If you happen to be a college student on this particular Friday, or a university professor or advisor or anyone who relies on the popular Canvas platform in any capacity, I imagine you are frustrated. Or maybe frustrated is too soft a term. Enraged? Apoplectic? Whatever state you found yourself in when the system you rely on for all things academic went down, I would invite you to consider this: What if it never went back up?
I felt compelled to post about the Canvas hack because it is straight out of a chapter from my book, Hawks Pass. Well, maybe that is putting it too strongly. Let’s just say there are notable similarities.
In the book, the protagonist is recounting the day when the world as she knew it changed, when the first wave of cyberattacks came ripping through the pipelines. She happened to be in college at the time, a college that had anchored all of its courses and materials and fundamental operations—its basic functionality—to a digital platform. When the platform went down, so went the university’s ability to operate. An institution that could have never been so easily crippled in the past was brought to its knees, not by an attack on its own systems, but a system to which it had chained itself.
I wrote a bit about this phenomenon in my initial blog post for this site last fall, but given the current push to integrate AI into absolutely everything, I believe it is worth reiterating. Institutions who insist on tying their critical systems to hackable networks are playing with fire, and I fear that is no longer the half of it. With AI, the system itself has the potential to become the hacker—a hacker who is already in.
I figure the AI companies would deny this assertion, but remember, these are corporations we’re talking about: they want you to use their products, or, given the amount of debt they are reportedly taking on, it might be more appropriate to say they need you to use them. Unaffiliated industry experts have warned that newer AI models are already attempting to disable their safeguards and lock users out, and one of these days, a model is going to succeed.
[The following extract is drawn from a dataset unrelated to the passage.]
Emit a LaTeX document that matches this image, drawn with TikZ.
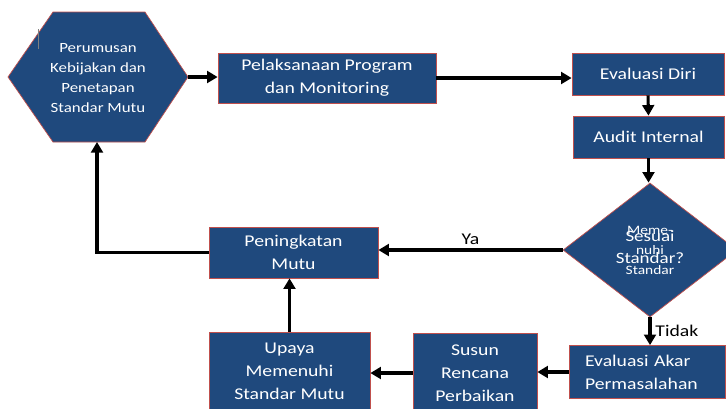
\documentclass[tikz,border=0pt]{standalone}
\usepackage{fontspec}
\setsansfont{Carlito}[FakeStretch=1.2]
\usepackage{xcolor}
\usepackage{tikz}
\usetikzlibrary{arrows.meta}
\usetikzlibrary{shapes.geometric}
\usetikzlibrary{positioning}

\definecolor{biru}{RGB}{31,73,125}
\definecolor{merah}{RGB}{192,80,77}

\tikzset{
  isi/.style={draw=merah, fill=biru, line width=0.6pt},
  kotak/.style={isi, text=white, align=center, inner sep=0pt,
    font=\sffamily\fontsize{14}{19.5}\selectfont},
  panah/.style={line width=2.6pt, -{Triangle[length=9pt,width=10pt]}},
  label/.style={font=\sffamily\fontsize{14}{16}\selectfont}
}

\begin{document}
\begin{tikzpicture}[x=0.03cm, y=-0.03cm]

% Rahmen
\useasboundingbox (0,0) rectangle (726,408);
\clip (0,0) rectangle (726,408);

% Sechseck
\draw[isi] (8,77) -- (53,12) -- (145,12) -- (188,77) -- (145,142) -- (53,142) -- cycle;
\coordinate (rumus-kanan) at (188,77);
\coordinate (rumus-bawah) at (97,142);
\node[text=white, align=center, font=\sffamily\fontsize{12}{17}\selectfont] (rumus) at (98,78)
  {Perumusan\\Kebijakan dan\\Penetapan\\Standar Mutu};
\draw[gray, line width=0.8pt] (38,29) -- (38,49);

% Kotak
\node[kotak, minimum width=6.54cm, minimum height=1.5cm] (laksana) at (327,78)
  {Pelaksanaan Program\\dan Monitoring};
\node[kotak, minimum width=4.56cm, minimum height=1.26cm] (diri) at (648,74) {Evaluasi Diri};
\node[kotak, minimum width=4.53cm, minimum height=1.26cm] (audit) at (648.5,137) {Audit Internal};
\node[isi, diamond, inner sep=0pt, minimum width=5.22cm, minimum height=4.02cm] (cek) at (650,250) {};
\node[text=white, align=center, font=\sffamily\fontsize{13.5}{19}\selectfont] at (650,247)
  {Sesuai\\Standar?};
\node[text=white, align=center, font=\sffamily\fontsize{11}{17}\selectfont] at (650,250)
  {Meme-\\nuhi\\Standar};
\node[kotak, minimum width=5.07cm, minimum height=1.53cm] (tingkat) at (293.5,252.5)
  {Peningkatan\\Mutu};
\node[kotak, minimum width=4.83cm, minimum height=2.34cm] (upaya) at (289.5,371)
  {Upaya\\Memenuhi\\Standar Mutu};
\node[kotak, minimum width=3.72cm, minimum height=2.4cm] (susun) at (475,373)
  {Susun\\Rencana\\Perbaikan};
\node[kotak, align=left, inner xsep=0.48cm, text width=3.72cm, minimum height=1.59cm] (akar) at (647,372)
  {Evaluasi Akar\\Permasalahan};

% Panah
\draw[panah] (rumus-kanan) -- (laksana.west |- rumus-kanan);
\draw[panah] (laksana.east) -- (laksana.east -| diri.west);
\draw[panah] (diri.south) -- (audit.north);
\draw[panah] (audit.south) -- (audit.south |- cek.north);
\draw[panah] (cek.west) -- (cek.west -| tingkat.east) node[label, midway, above] {Ya};
\draw[panah] (cek.south) -- (cek.south |- akar.north) node[label, midway, right] {Tidak};
\draw[panah] (akar.west) -- (akar.west -| susun.east);
\draw[panah] (susun.west) -- (susun.west -| upaya.east);
\draw[panah] (upaya.north) -- (upaya.north |- tingkat.south);
\draw[panah] (tingkat.west) -| (rumus-bawah);

\end{tikzpicture}
\end{document}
How and where this occurs will determine the severity of the consequences, but I can tell you one thing: whoever allowed that platform access to their systems will be wishing they hadn’t.
I have been hearing the term AI alarmist a lot these days, and often in different contexts. I think as a society, we should be alarmed. I also don’t believe there is much we average citizens can do to stop this train except to let others know it is coming, frantically waving our hands and shouting to get out of the way. And, in many respects—not all, but many—you can get out of the way. You can remove or disable the AI platforms forced upon your devices. You can refuse to buy or consume AI generated music and writing and media. You can back up your digital files and content on external drives instead of relying on Big Tech cloud servers. You can spend five-to-ten bucks a month on an encrypted email service that doesn’t mine your data, along with a VPN (some are package deals). You can choose to do your own work (whatever that work may be) and gain the experience you would otherwise forfeit by feeding it to the machine.
Who knows? People who actually know how to do their jobs may soon be in high demand.
The point is that outside of an employment scenario where you may not have a choice, you do not need to use AI for anything. You didn’t need it before the 2020s rolled around, and you certainly don’t need it now. The next time you see an advertisement for an AI platform, pay a thought to the dollar amount these companies must be spending on promotion alone.
They know you don’t need their products. They need you to believe that you do.